I turned around and yelled, "Hey! Shut the F$%K up!"

Everyone sat there stunned. They had never heard me speak that way, or for that matter seen me angry and many had known me since kindergarten.

"What, are you her friend now?" one sneered.

"No," I answered, "she's a human being, just like you, and she deserves to be treated with respect. Leave. Her. Alone."

The teacher returned. He was greeted by a crying TG, a glowering me and a class shocked into silence.

Word spread about the incident. Even the bully next door asked me about it.

"If we pick on her again, what are you going to do? Kick our asses?"

"Probably not. You'll just get a good talkin' to." She thought that was the funniest thing ever. She also left TG alone and the bullying of TG lessened a great deal.

Six years later I ran into TG far from our hometown. I barely recognized her; she had changed a great deal. She gave me a big hug.

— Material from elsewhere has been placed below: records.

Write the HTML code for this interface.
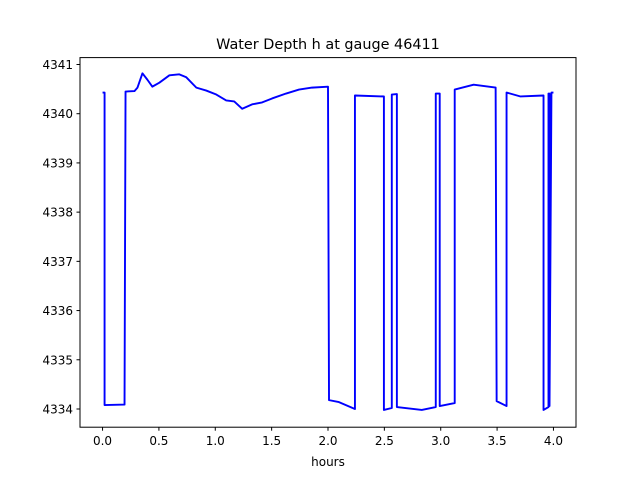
<!DOCTYPE html>
<html><head><meta charset="utf-8"><style>
body{margin:0;background:#fff;font-family:"Liberation Sans","DejaVu Sans",sans-serif}
svg text{font-family:"DejaVu Sans","Liberation Sans",sans-serif;font-size:12px;fill:#000}
</style></head><body>
<svg id="chart" width="640" height="480">
<rect width="640" height="480" fill="#fff"/>
<text x="328" y="49" text-anchor="middle" style="font-size:14.4px">Water Depth h at gauge 46411</text>
<g id="xt"></g><g id="yt"></g>
<path id="line" fill="none" stroke="#0000ff" stroke-width="1.9" stroke-linejoin="round"/>
<rect x="80" y="57.6" width="496" height="369.6" fill="none" stroke="#000" stroke-width="1"/>
<text x="328" y="466" text-anchor="middle">hours</text>
</svg>
<script>
const hours=[0,0.018,0.018,0.195,0.204,0.283,0.31,0.354,0.398,0.442,0.504,0.593,0.681,0.743,0.832,0.92,1.009,1.097,1.168,1.239,1.327,1.416,1.504,1.628,1.743,1.858,2.0,2.009,2.097,2.239,2.239,2.496,2.496,2.566,2.566,2.611,2.611,2.832,2.956,2.956,2.991,2.991,3.124,3.124,3.292,3.487,3.496,3.584,3.584,3.708,3.912,3.912,3.956,3.956,3.965,3.965,3.982,4.0];
const depth=[4340.43,4340.43,4334.08,4334.09,4340.45,4340.46,4340.53,4340.82,4340.69,4340.55,4340.63,4340.78,4340.80,4340.74,4340.53,4340.47,4340.39,4340.27,4340.25,4340.10,4340.19,4340.23,4340.31,4340.41,4340.49,4340.53,4340.55,4334.18,4334.14,4334.0,4340.37,4340.35,4333.98,4334.02,4340.39,4340.40,4334.04,4333.98,4334.04,4340.41,4340.41,4334.06,4334.12,4340.49,4340.59,4340.53,4334.16,4334.06,4340.43,4340.35,4340.37,4333.98,4334.04,4340.41,4340.41,4334.06,4340.43,4340.43];
const xTicks=[0,0.5,1,1.5,2,2.5,3,3.5,4];
const xLabels=["0.0","0.5","1.0","1.5","2.0","2.5","3.0","3.5","4.0"];
const yTicks=[4334,4335,4336,4337,4338,4339,4340,4341];
const yLabels=["4334","4335","4336","4337","4338","4339","4340","4341"];
const X=t=>80+(t+0.2)/4.4*496;
const Y=h=>427.2-(h-4333.63)/(4341.14-4333.63)*369.6;
const NS="http://www.w3.org/2000/svg";
const xt=document.getElementById('xt'),yt=document.getElementById('yt');
xTicks.forEach((t,i)=>{
 const l=document.createElementNS(NS,'line');
 
 
 l.setAttribute('x1',X(t));l.setAttribute('x2',X(t));l.setAttribute('y1',427.2);l.setAttribute('y2',430.7);l.setAttribute('stroke','#000');
 xt.appendChild(l);
 const tx=document.createElementNS(NS,'text');
 
 
 tx.setAttribute('x',X(t));tx.setAttribute('y',445);tx.setAttribute('text-anchor','middle');tx.textContent=xLabels[i];
 xt.appendChild(tx);
});
yTicks.forEach((h,i)=>{
 const l=document.createElementNS(NS,'line');
 
 
 l.setAttribute('x1',76.5);l.setAttribute('x2',80);l.setAttribute('y1',Y(h));l.setAttribute('y2',Y(h));l.setAttribute('stroke','#000');
 yt.appendChild(l);
 const tx=document.createElementNS(NS,'text');
 
 
 tx.setAttribute('x',73);tx.setAttribute('y',Y(h)+4.5);tx.setAttribute('text-anchor','end');tx.textContent=yLabels[i];
 yt.appendChild(tx);
});
document.getElementById('line').setAttribute('d',hours.map((t,i)=>(i?'L':'M')+X(t).toFixed(2)+','+Y(depth[i]).toFixed(2)).join(''));
</script>
</body></html>
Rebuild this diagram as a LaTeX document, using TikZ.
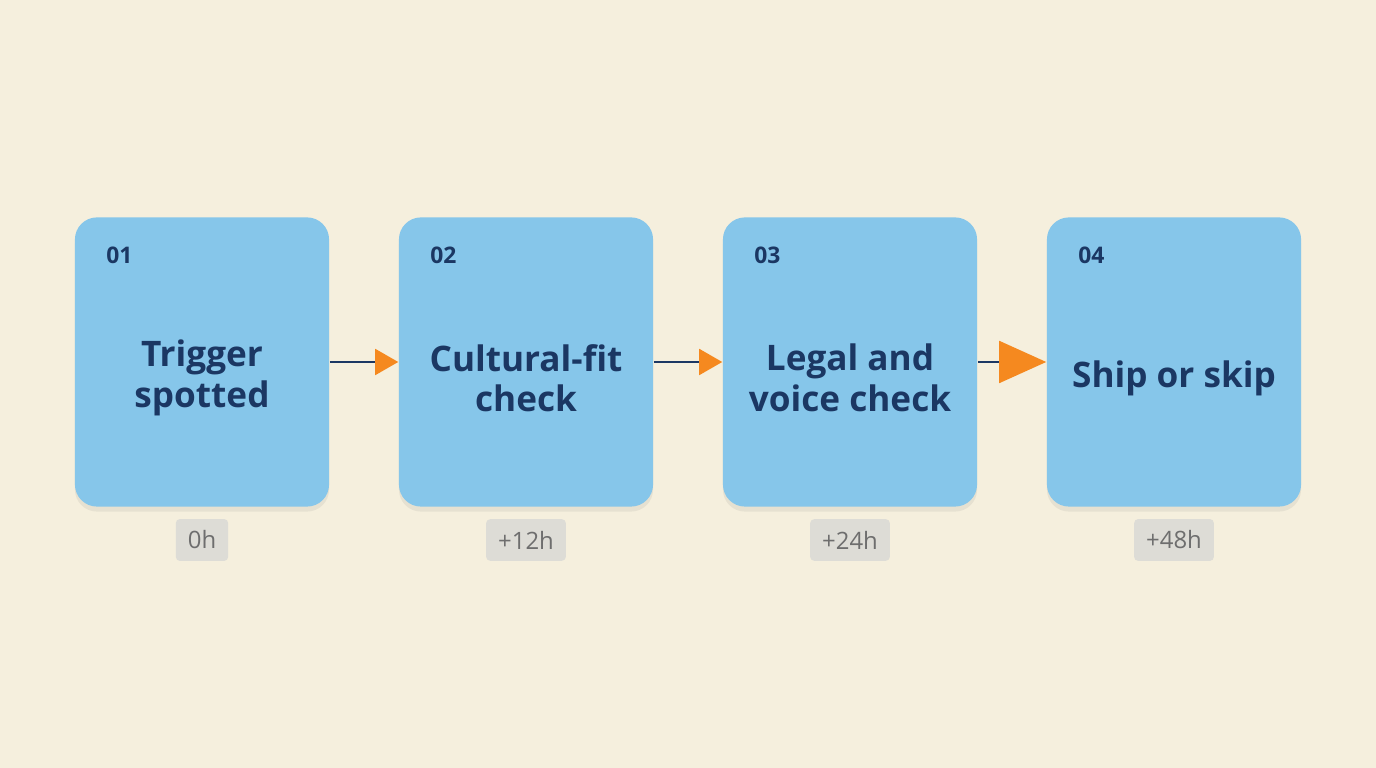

"Do you remember that day in history class?" she asked. I nodded, though it took me a moment to register to what exactly she was referring. "I just wanted to thank you for that. It was the first time anyone ever stood up for me."

I credit Moonbeam and Firefly. They taught me to be unique, to follow my own voice and my own heart. They taught me to stand up for what I believe in and to speak out.

I still have them in a closet somewhere. The rubber has cracked, the metal lace grommets missing, and the canvas frayed. They're a little bit of the best parts of me.